Birmingham unimproved streets plan accepted
By Kevin Elliott
It will cost roughly $118 million to improve nearly 26 miles of unimproved streets that have never been fully paved throughout the city of Birmingham, according to a report accepted by the city commission on Monday, December 21.
“This is critical,. Once a plan is implemented for unimproved streets, it will be the largest and most expensive infrastructure plan in the city,” said Scott Moore, chair of the ad-hoc unimproved streets committee, which began studying the issue in 2018.
About a third of the city’s streets are considered unimproved roads, which are essentially gravel roads with coats of sealer applied on top. Unimproved roads have no curbs or gutters, and often are subject to water pooling and uneven surfaces. Improved roads are asphalt or concrete. Further, unimproved roads aren’t able to participate in leaf collection or street cleaning.
City manager Joe Valentine said the committee looked at the history and evolution of roads in the city, as well as billing, maintenance, a funding model and other aspects that were included in the committee’s report.
“The problem is 26 miles of gravel roads with a slurry seal that don’t meet with the residents’ expectations,” Valentine said. “They aren’t engineered or designed for proper grade or drainage.”
The committee – which included two members of city commission, three residents living on unimproved roads, one on an improved road and one with a background in road design – found the average lifespan of an unimproved road is roughly seven to 10 years. Improving those roads requires asphalt or concrete, as well as drainage and gutter utilities at the time of improvement.
In total, the committee estimated it would cost about $2.2 million in water main replacements and $1.2 million in sewer line replacements per mile of roadway to be improved, as well as about $2.3 million in street costs, for a total of $4.55 million per mile.
Further frustrating the issue of road replacement is the funding process. Currently, any reconstruction must be initiated by residents living on the street through the special assessment district process, or SAD. As such, at least 51 percent of residents impacted by the work must agree to pay for reconstruction, which often leads to neighbors being at odds.
The report recommended the city initiate improvements through a ranking system of all unimproved roads. Further, it recommended the use of concrete, rather than asphalt, to reconstruct roads because of its longer durability with final decisions being left to the city’s engineering department. The assessments would be updated annually and included in the city’s capital improvement plan.
Finally, the committee recommended using general fund transfers to fund the road component of improvements, with bonds being made available for funding water and sewer components as part of the long-term plan. The cost allocation for reconstruction is recommended to remain the same, with homeowners bearing 85 percent of the costs and the city 15 percent.
Valentine said the payback period for the SAD is set at 10 years, as set by the city; however, a homeowner may use an alternative funding source on their own if they like. He said most are paid immediately or within three years of the work.

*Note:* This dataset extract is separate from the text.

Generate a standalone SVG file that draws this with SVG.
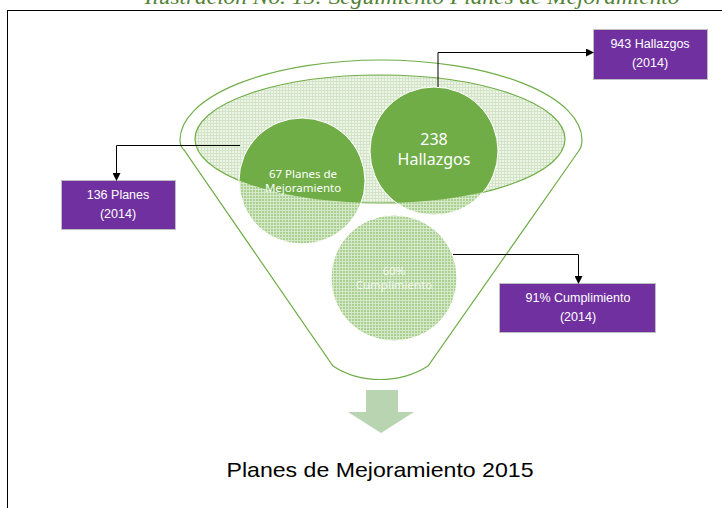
<svg xmlns="http://www.w3.org/2000/svg" width="722" height="508" viewBox="0 0 722 508">
<style>
.box{fill:#7030a0;stroke:#bfbfbf;stroke-width:1}
.btxt{font-family:"Liberation Sans",Arial,sans-serif;font-size:12.5px;fill:#ffffff;text-anchor:middle}
.ctxt{font-family:"Noto Sans","Liberation Sans",sans-serif;fill:#ffffff;text-anchor:middle}
.conn{fill:none;stroke:#000000;stroke-width:1}
.funnel{fill:none;stroke:#70ad47;stroke-width:1.2}
</style>
<defs>
<pattern id="gridLight" width="3" height="3" patternUnits="userSpaceOnUse">
<rect width="3" height="3" fill="#eef5e8"/>
<path d="M0 0.5H3M0.5 0V3" stroke="#d2e4c6" stroke-width="1"/>
</pattern>
<pattern id="gridGreen" width="3" height="3" patternUnits="userSpaceOnUse">
<rect width="3" height="3" fill="#a9d08e"/>
<path d="M0 0.5H3M0.5 0V3" stroke="#d6e8ca" stroke-width="1"/>
</pattern>
<clipPath id="innerClip"><ellipse cx="380" cy="139" rx="185" ry="64"/></clipPath>
<marker id="arr" markerWidth="8" markerHeight="8" refX="7" refY="4" orient="auto" markerUnits="userSpaceOnUse">
<path d="M0,0 L8,4 L0,8 Z" fill="#000000"/>
</marker>
</defs>
<rect x="0" y="0" width="722" height="508" fill="#ffffff"/>
<text x="412" y="4" font-family="Liberation Serif,serif" font-style="italic" font-size="22" fill="#538135" text-anchor="middle" textLength="535" lengthAdjust="spacingAndGlyphs">Ilustración No.  15: Seguimiento Planes de Mejoramiento</text>
<rect x="7.5" y="10.5" width="720" height="510" fill="none" stroke="#000000" stroke-width="1"/>

<g id="funnel">
<path class="funnel" d="M184,150 Q180,146 180,140 A201 80 0 0 1 582,140 Q582,147 578,152 L428,366 C400,384 360,384 333,366 Z"/>
<ellipse cx="380" cy="139" rx="185" ry="64" fill="url(#gridLight)" stroke="#70ad47" stroke-width="1.2"/>
</g>

<g id="node-hallazgos">
<circle cx="434" cy="151" r="64" fill="url(#gridGreen)" stroke="#ffffff" stroke-width="1"/>
<circle cx="434" cy="151" r="64" fill="#70ad47" stroke="#ffffff" stroke-width="1" clip-path="url(#innerClip)"/>
<text class="ctxt" x="434" y="145" font-size="16">238</text>
<text class="ctxt" x="434" y="165" font-size="16">Hallazgos</text>
</g>

<g id="node-planes">
<circle cx="302" cy="181" r="63" fill="url(#gridGreen)" stroke="#ffffff" stroke-width="1"/>
<circle cx="302" cy="181" r="63" fill="#70ad47" stroke="#ffffff" stroke-width="1" clip-path="url(#innerClip)"/>
<text class="ctxt" x="303" y="178" font-size="11.5">67 Planes de</text>
<text class="ctxt" x="303" y="192" font-size="11.5">Mejoramiento</text>
</g>

<g id="node-cumplimiento">
<circle cx="394" cy="278" r="63" fill="url(#gridGreen)" stroke="#ffffff" stroke-width="1"/>
<text class="ctxt" x="394" y="275" font-size="11.5" fill-opacity="0.8">60%</text>
<text class="ctxt" x="394" y="289" font-size="11.5" fill-opacity="0.8">Cumplimiento</text>
</g>

<g id="box-943">
<rect class="box" x="593.5" y="29.5" width="114" height="50"/>
<text class="btxt" x="650" y="48">943 Hallazgos</text>
<text class="btxt" x="650" y="67">(2014)</text>
</g>

<g id="box-136">
<rect class="box" x="61.5" y="180.5" width="114" height="49"/>
<text class="btxt" x="118" y="199">136 Planes</text>
<text class="btxt" x="118" y="218">(2014)</text>
</g>

<g id="box-91">
<rect class="box" x="499.5" y="283.5" width="156" height="49"/>
<text class="btxt" x="578" y="302">91%  Cumplimiento</text>
<text class="btxt" x="578" y="321">(2014)</text>
</g>

<g id="connectors">
<path class="conn" d="M438,87 V52.5 H593" marker-end="url(#arr)"/>
<path class="conn" d="M240,145.5 H116.5 V180" marker-end="url(#arr)"/>
<path class="conn" d="M453,254.5 H578.5 V283" marker-end="url(#arr)"/>
</g>

<g id="down-arrow">
<path d="M366,390 H398 V412 H414 L381,433 L348,412 H366 Z" fill="#b9d4b0"/>
</g>

<text x="380" y="477" font-family="Liberation Sans,Arial,sans-serif" font-size="21" fill="#000000" text-anchor="middle" textLength="307" lengthAdjust="spacingAndGlyphs">Planes de Mejoramiento  2015</text>
</svg>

Resident Matthew Carmona, who lives on an unimproved street in Birmingham, said he was concerned the city may force some residents to improve streets, regardless if the majority doesn’t want it.
“Citizens need to have more say on what happens on their streets when the time comes,” he said.
Commissioners unanimously approved accepting the plan, but modified the motion to allow further discussion in the future before implementing any specific aspects.